Monday, April 14, 2008

Suncrest Going Downhill

Well, not physically. At least not yet. Financially is another matter. It has defaulted on $58 million in loans from Zions Bank, and on Friday it dived into Chapter 11. The developer is shopping the project, and Zions says it will continue to fund it (Little choice there. Unless the development is built out, it won't come close to securing the loans.), so the homeowners up there don't have to worry about those issues for now. They should worry, though, about the causes of the bankruptcy.

The recent real estate downturn had an impact on SunCrest, but it isn't what sank it. SunCrest is embroiled in a series of lawsuits arising from the fact that the whole thing is built on a sandpile. There's a reason there are sand and gravel pits all around Traverse Ridge (There's a fault line up at the east end, too, but I'm not going there right now.). But the project was greenlighted anyway, and the inevitable result was a pile of lawsuits over deteriorating streets, inadequate water retention and drainage, and whether the houses themselves will one day come slaloming down the hillside.
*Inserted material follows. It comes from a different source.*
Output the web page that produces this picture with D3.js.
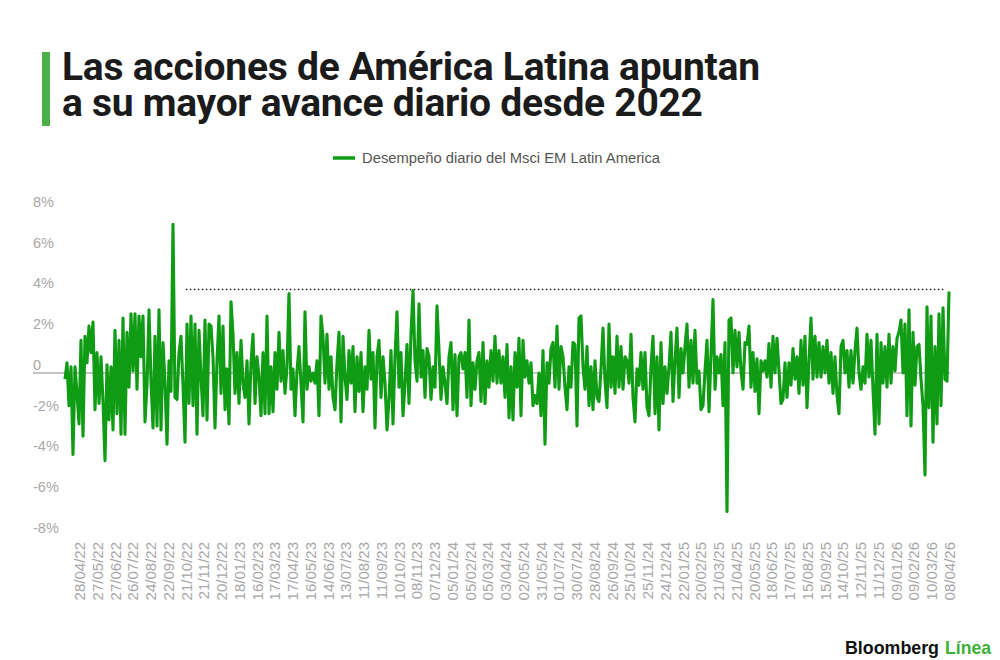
<!DOCTYPE html>
<html>
<head>
<meta charset="utf-8">
<script src="https://cdn.jsdelivr.net/npm/d3@7"></script>
<style>
  body { margin: 0; background: #fff; }
  svg text { font-family: "Liberation Sans", Arial, sans-serif; }
</style>
</head>
<body>
<svg id="chart" width="1000" height="660"></svg>
<script>
// Texts
var titleLines = ["Las acciones de América Latina apuntan", "a su mayor avance diario desde 2022"];
var legendLabel = "Desempeño diario del Msci EM Latin America";

// y axis ticks (%)
var yTicks = [8, 6, 4, 2, 0, -2, -4, -6, -8];

// x axis labels, one every 21 trading days, the last one is the last day
var dateLabels = ["28/04/22", "27/05/22", "27/06/22", "26/07/22", "24/08/22", "22/09/22", "21/10/22", "21/11/22", "20/12/22", "18/01/23",
    "16/02/23", "17/03/23", "17/04/23", "16/05/23", "14/06/23", "13/07/23", "11/08/23", "11/09/23", "10/10/23", "08/11/23",
    "07/12/23", "05/01/24", "05/02/24", "05/03/24", "03/04/24", "02/05/24", "31/05/24", "01/07/24", "30/07/24", "28/08/24",
    "26/09/24", "25/10/24", "25/11/24", "24/12/24", "22/01/25", "20/02/25", "21/03/25", "21/04/25", "20/05/25", "18/06/25",
    "17/07/25", "15/08/25", "15/09/25", "14/10/25", "12/11/25", "11/12/25", "09/01/26", "09/02/26", "10/03/26", "08/04/26"];
var daysPerLabel = 21;
var totalDays = 1047;

// daily change (%), evenly spaced over the whole period
var daily2022 = [-0.3, 0.5, -1.6, 0.3, -4.0, 0.3, -1.0, -2.5, 1.6, -3.1,
    1.8, 0.5, 2.3, 1.0, 2.5, -1.8, 1.0, -1.5, 0.8, -1.4,
    -4.3, 0.4, -2.3, 0.3, -2.8, 2.1, -2.0, 1.6, -3.0, 2.7,
    -3.0, 2.0, -0.7, 2.9, 0.1, 2.9, -0.8, 2.8, 0.8, 2.8,
    -2.4, -0.6, 3.1, -0.4, -2.7, 1.8, -2.6, 3.1, -2.8, 1.5,
    -0.5, -3.5, 0.6, -0.9, 7.3, -1.2, -1.3, 1.0, 1.8, -0.6,
    -3.4, 2.4, -1.5, 2.8, -1.6, 2.4, -3.0, 2.1, -0.2, -2.1,
    2.6, -2.3, 2.4];
var daily2023a = [2.3, 0.8, -2.7, 0.6, 2.8, -1.0, 2.3, -1.8, 0.2, -2.5,
    3.5, 1.9, -1.0, 1.0, -1.5, 1.6, -0.5, -1.2, 0.6, -2.5,
    0.5, 1.9, -1.5, 0.8, -0.2, -2.1, 1.0, -2.0, 2.8, -2.0,
    0.3, -1.9, 1.0, -0.8, 2.0, -0.4, 1.1, -1.0, 0.3, 3.9,
    -0.8, 0.2, -2.1, 0.1, 1.3, -0.5, -2.4, 3.0, -0.8, 0.3,
    -0.4, 0.0, -0.5, 0.6, -2.1, 2.8, 1.8, -0.5, 1.9, -0.8,
    0.8, -1.2, -1.8, 0.5, 2.0, -2.4, 1.8, -0.2, -1.3, 1.1,
    -0.5, 1.3];
var daily2023b = [-1.9, 0.8, -0.9, 1.0, -1.9, 0.3, -0.8, 2.1, -0.3, 1.0,
    -2.7, 0.8, 1.6, -1.2, 0.8, -0.5, -2.8, -1.3, 1.1, -2.5,
    0.8, 3.0, -0.7, 1.0, -2.1, -0.5, 1.4, -1.5, 1.9, 4.05,
    0.6, -0.4, 3.4, -0.2, 1.1, -1.2, 1.2, 0.8, -1.3, 0.3,
    -0.7, 3.3, 1.1, -1.3, 0.3, -0.5, -1.5, 0.8, 1.5, -1.8,
    0.9, -2.1, 0.8, 1.0, 0.2, 1.0, -1.2, 2.6, -1.6, 0.5,
    -0.8, 0.6, 1.0, -1.4, 1.5, -1.5, 0.6, -0.7, 1.1, -0.4,
    1.8, -0.5, 1.1];
var daily2024 = [-0.5, 0.8, -1.2, 1.4, -2.2, 0.3, -2.3, 1.0, -0.7, 1.7,
    -2.1, 1.6, -0.2, 0.6, -0.5, 0.5, -1.6, -1.1, -1.5, 0.0,
    -2.1, 1.1, -3.5, 0.5, -0.5, 1.2, 1.5, -0.7, 2.3, -0.8,
    1.3, 0.8, -0.7, -1.8, 0.3, -0.7, 1.5, 1.4, -2.6, 2.7,
    2.8, 0.3, -0.8, 1.3, -1.6, 0.3, -1.8, 0.6, -1.2, -1.4,
    0.2, 2.2, -0.4, -1.7, 2.4, -0.7, 0.8, -1.0, 1.8, -0.7,
    1.3, -0.8, 0.8, 0.6, -0.5, 1.9, -1.2, -2.4, 0.2, -0.6,
    1.0, -0.8];
var daily2025a = [1.0, -1.65, -2.1, 0.3, 1.8, -2.0, 0.8, -2.8, 1.5, -1.5,
    0.3, -1.0, 0.3, 2.0, -1.4, 0.6, 2.2, -1.2, 1.2, 0.0,
    1.3, 2.4, -0.7, 1.6, -0.5, 2.1, -0.5, 0.1, -1.8, -1.6,
    0.1, 1.6, -1.9, 0.9, 3.6, -0.8, 0.8, 0.0, 0.9, -1.6,
    1.5, -6.8, 2.6, 2.7, 0.0, 2.1, 0.3, 2.0, 0.1, -0.8,
    1.5, 1.4, 2.3, -0.7, 1.0, -0.9, 0.7, -2.0, 0.6, 0.1,
    0.6, -0.2, 1.45, -0.7, 1.8, 0.0, 1.7, 0.1, -1.5, -1.3,
    0.5, -1.2, 0.5, -0.6, 1.2, -0.3, 0.8, -1.0];
var daily2025b = [1.6, -0.6, 1.8, -1.7, 0.6, 2.7, -0.3, 1.8, -0.2, 1.5,
    -0.2, 1.3, 0.0, 1.6, -0.5, 1.0, -1.0, 0.8, -1.1, -2.0,
    1.3, 1.6, 0.0, 1.1, -0.7, 1.1, -0.5, 1.1, 2.2, 0.0,
    -0.8, 0.3, -0.5, 1.9, -0.2, 1.6, -0.8, -3.0, 1.9, -2.5,
    1.5, -0.5, 1.3, -0.7, 1.9, -0.5, 1.3, 0.1, 1.7, 2.0,
    2.6, 0.0, 2.4, -2.1, 3.1, -2.6, 2.0, -0.6, 1.3, 1.4,
    -0.3, -1.6, -5.0, 3.25, -1.7, 2.8, -3.4, 1.3, -2.5, 2.9,
    -1.6, 3.2, -0.3, -0.4, 4.0];

// dotted reference line
var refFrom = "21/10/22";
var refValue = 4.1;

var values = daily2022.concat(daily2023a, daily2023b, daily2024, daily2025a, daily2025b);

var green = "#0f9c14";
var svg = d3.select("#chart");

// Title with the green bar
svg.append("rect").attr("x", 42).attr("y", 52).attr("width", 8).attr("height", 74).attr("fill", "#4caf47");
svg.selectAll(".title").data(titleLines).enter().append("text")
    .attr("class", "title")
    .attr("x", 62)
    .attr("y", function(d, i) { return 80 + i * 36; })
    .attr("textLength", function(d, i) { return i === 0 ? 698 : 641; })
    .attr("lengthAdjust", "spacing")
    .style("font-family", "Roboto, 'Liberation Sans', sans-serif")
    .style("font-weight", 700)
    .style("font-size", "39px")
    .attr("fill", "#1b1b1b")
    .text(function(d) { return d; });

// Legend
svg.append("line").attr("x1", 333).attr("x2", 355).attr("y1", 158).attr("y2", 158)
    .attr("stroke", green).attr("stroke-width", 3.5);
svg.append("text").attr("x", 362).attr("y", 163)
    .attr("textLength", 298).attr("lengthAdjust", "spacingAndGlyphs")
    .style("font-size", "14px").attr("fill", "#555")
    .text(legendLabel);

// Scales
var x = d3.scaleLinear().domain([0, totalDays - 1]).range([65, 949]);
var y = d3.scaleLinear().domain([-8, 8]).range([536, 210]);

function labelDay(k) {
    return totalDays - 1 - daysPerLabel * (dateLabels.length - 1 - k);
}
var labelDays = dateLabels.map(function(d, k) { return labelDay(k); });

// y axis: labels sitting above their grid position
var yAxis = d3.axisRight(y).tickValues(yTicks).tickSize(0)
    .tickFormat(function(d) { return d === 0 ? "0" : d + "%"; });
var gy = svg.append("g").attr("transform", "translate(33,0)").call(yAxis);
gy.select(".domain").remove();
gy.selectAll("text")
    .attr("x", 0).attr("dy", "-0.25em")
    .style("font-family", "'Liberation Sans', Arial, sans-serif")
    .style("font-size", "14.5px").attr("fill", "#a8a8a8");

// zero line
svg.append("line").attr("x1", 33).attr("x2", 950).attr("y1", y(0)).attr("y2", y(0))
    .attr("stroke", "#8a8a8a").attr("stroke-width", 1);

// x axis: rotated date labels
var xAxis = d3.axisBottom(x).tickValues(labelDays).tickSize(0)
    .tickFormat(function(d, i) { return dateLabels[i]; });
var gx = svg.append("g").attr("transform", "translate(0,540)").call(xAxis);
gx.select(".domain").remove();
gx.selectAll("text")
    .attr("transform", "rotate(-90)")
    .attr("x", -2).attr("y", 0).attr("dy", "0.35em")
    .style("text-anchor", "end")
    .style("font-family", "'Liberation Sans', Arial, sans-serif")
    .style("font-size", "15px").attr("fill", "#a8a8a8");

// dotted reference line
var refStart = labelDays[dateLabels.indexOf(refFrom)];
svg.append("line")
    .attr("x1", x(refStart)).attr("x2", x(totalDays - 1) - 5)
    .attr("y1", y(refValue)).attr("y2", y(refValue))
    .attr("stroke", "#222").attr("stroke-width", 1.6)
    .attr("stroke-dasharray", "1.5 2.5");

// daily performance line
var step = (totalDays - 1) / (values.length - 1);
var line = d3.line()
    .x(function(d, i) { return x(i * step); })
    .y(function(d) { return y(d); });
svg.append("path").datum(values)
    .attr("d", line)
    .attr("fill", "none")
    .attr("stroke", green)
    .attr("stroke-width", 3.1)
    .attr("stroke-linejoin", "round");

// Logo
svg.append("text").attr("x", 845).attr("y", 654)
    .attr("textLength", 94).attr("lengthAdjust", "spacingAndGlyphs")
    .style("font-weight", 700).style("font-size", "19px")
    .attr("fill", "#111").text("Bloomberg");
svg.append("text").attr("x", 945).attr("y", 654)
    .attr("textLength", 46).attr("lengthAdjust", "spacingAndGlyphs")
    .style("font-weight", 700).style("font-size", "19px")
    .attr("fill", "#3db03a").text("Línea");
</script>
</body>
</html>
Default and bankruptcy loomed from the start.

Over 20 years ago, as the houses went marching up the benches in the Avenues and Olympus and Canyon Coves, people talked blue-lining (setting an arbitrary "do not build" mark at a certain elevation). I told them not to bother because such restrictions always get tossed out in court. What was needed was an engineer putting his liability insurance behind the geological stability of a project. That and bonding would have stopped the riskier projects or at least provided funding for fixes. Wasn't done, though, and now the bench communities are finding that Yeats was right and things really do fall apart.

I seem to recall a parable about building your house on sand.